I was a ten year old girl with a huge pink paisley suitcase purchased at Saks Fifth Avenue, and I was alone in New York City in the twilight.  I had no money for a cab, and the secretary had declined my request for cab fare (they must have been saving for a new statue of Mary) and I had only a vague direction of home.  With a sense of resolve born of complete hopelessness, I began lugging my suitcase northward up the avenue.  Ten year old girls in New York City are already quite aware of what the implications of being a girl with a suitcase alone in the city could mean.  I was as wary as I was weary.  I had to lean away from the hand holding the suitcase to keep the thing from scraping on the sidewalk.  I had no idea where my Mother was or why she wasn't picking me up.  Surely she knew when the retreat was over.  Surely she missed me.

I trudged onward, occasionally switching the suitcase from one hand to the other and counterbalancing with my entire body.  I was getting hungry and I had been thirsty almost from the start.  I stopped to search my pockets and my bag for any loose change or bills I might have forgotten having.  I came up with enough money for a medium order of French fries and set my sights on the Burger King at the west end of my street.  When I finally reached the place, I laid out my coins and ordered a medium fries and a large ice water.

I suppose a girl hits an age where business logic becomes apparent as well.

I was told that they could not give me a large water.  The cups, it seems, are directly related to inventory, so I could buy the cup at the regular soda price and they could fill it with ice water, but they couldn't give it to me for free.  However, they could give me a tiny Dixie cup of water and I could ask for as many refills as I wished to have.  I was close enough to home that I decided that was too ridiculous and trudged on.

I don't know where my Mother was, or if I ever found out I don't remember.
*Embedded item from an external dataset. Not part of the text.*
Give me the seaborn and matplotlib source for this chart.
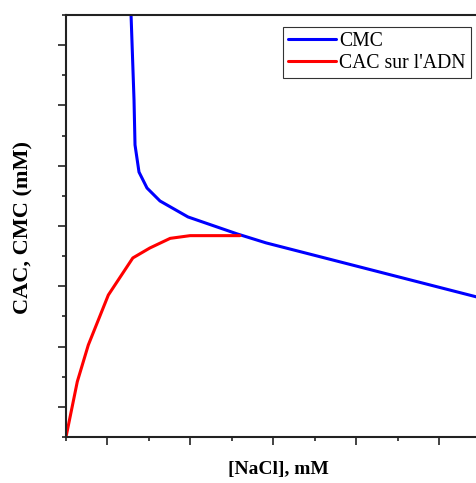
import matplotlib
matplotlib.use("Agg")
import matplotlib.pyplot as plt
import seaborn as sns
import pandas as pd
from matplotlib.ticker import MultipleLocator, NullFormatter

# Data
cmc_x = [1.56, 1.639, 1.663, 1.759, 1.952, 2.265, 2.94, 4.12, 4.82, 10.0]
cmc_y = [14.3, 11.18, 9.69, 8.79, 8.26, 7.83, 7.30, 6.74, 6.44, 4.61]
cac_x = [0.0, 0.272, 0.537, 1.02, 1.61, 2.02, 2.51, 2.99, 4.19]
cac_y = [0.0, 1.835, 3.05, 4.71, 5.94, 6.27, 6.59, 6.68, 6.68]
series_names = ["CMC", "CAC sur l'ADN"]
x_label = "[NaCl], mM"
y_label = "CAC, CMC (mM)"

df = pd.concat([
    pd.DataFrame({"x": cmc_x, "y": cmc_y, "s": series_names[0]}),
    pd.DataFrame({"x": cac_x, "y": cac_y, "s": series_names[1]}),
])

sns.set_style("ticks")
plt.rcParams["font.family"] = ["Liberation Serif", "DejaVu Serif"]
plt.rcParams["text.color"] = "black"
plt.rcParams["axes.labelcolor"] = "black"

W, H = 477, 483
fig = plt.figure(figsize=(W / 100, H / 100), dpi=100)
left, right, top, bottom = 66, 500, 15, 437
ax = fig.add_axes([left / W, (H - bottom) / H, (right - left) / W, (bottom - top) / H])

sns.lineplot(data=df, x="x", y="y", hue="s", palette=["#0000ff", "#ff0000"],
             sort=False, estimator=None, linewidth=2.2, ax=ax)

ax.set_xlim(0, (right - left) / 41.5)
ax.set_ylim(0, 14.0)
ax.xaxis.set_major_locator(MultipleLocator(2, offset=1))
ax.xaxis.set_minor_locator(MultipleLocator(2))
ax.yaxis.set_major_locator(MultipleLocator(2, offset=1))
ax.yaxis.set_minor_locator(MultipleLocator(2))
ax.xaxis.set_major_formatter(NullFormatter())
ax.yaxis.set_major_formatter(NullFormatter())
ax.tick_params(which="major", direction="out", length=6, width=1.2, color="#222222")
ax.tick_params(which="minor", direction="out", length=3, width=1.2, color="#222222")
for sp in ["left", "bottom", "top"]:
    ax.spines[sp].set_linewidth(1.5)
    ax.spines[sp].set_color("#222222")
ax.spines["right"].set_visible(False)

ax.set_xlabel(x_label, fontsize=14, fontweight="bold", color="black")
ax.set_ylabel(y_label, fontsize=16, fontweight="bold", color="black")
ax.xaxis.set_label_coords((278 - left) / (right - left), -(461 - bottom) / (bottom - top))
ax.yaxis.set_label_coords(-(left - 33) / (right - left), (bottom - 228) / (bottom - top))

leg = ax.legend(title=None, loc="upper left",
                bbox_to_anchor=((283 - left) / (right - left), (bottom - 27) / (bottom - top)),
                frameon=True, fancybox=False, fontsize=14.2, handlelength=2.45,
                borderpad=0.25, labelspacing=0.15, handletextpad=0.15, borderaxespad=0,
                labelcolor="black")
leg.get_frame().set_edgecolor("black")
leg.get_frame().set_linewidth(0.8)

fig.savefig("out.png", dpi=100)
I did, when she materialized again, tell her that I was absolutely not intending to be confirmed at that Church or any other church, citing the drinking and smoking of my peers.  She didn't push the issue.  I don't think we ever went back to St. James, my grandparents had already passed away and I was aware we had gone to church in the first place to appease my Grandfather.  I know I never saw those kids again and I couldn't name one of them now if I tried.  I feel certain that revisiting that church would cause me to find it smaller and emptier than the picture memories I hold in my head.  I did miss my Sunday morning French toast breakfasts by the picture window overlooking Park Avenue.

It seems clear now though, that this was my first stumble on what was to be a long road toward faith and toward G*d.  First I had to fall out of those huge ornate doors and down those worn steps.  Before I could find my way, I had to discover that I was lost.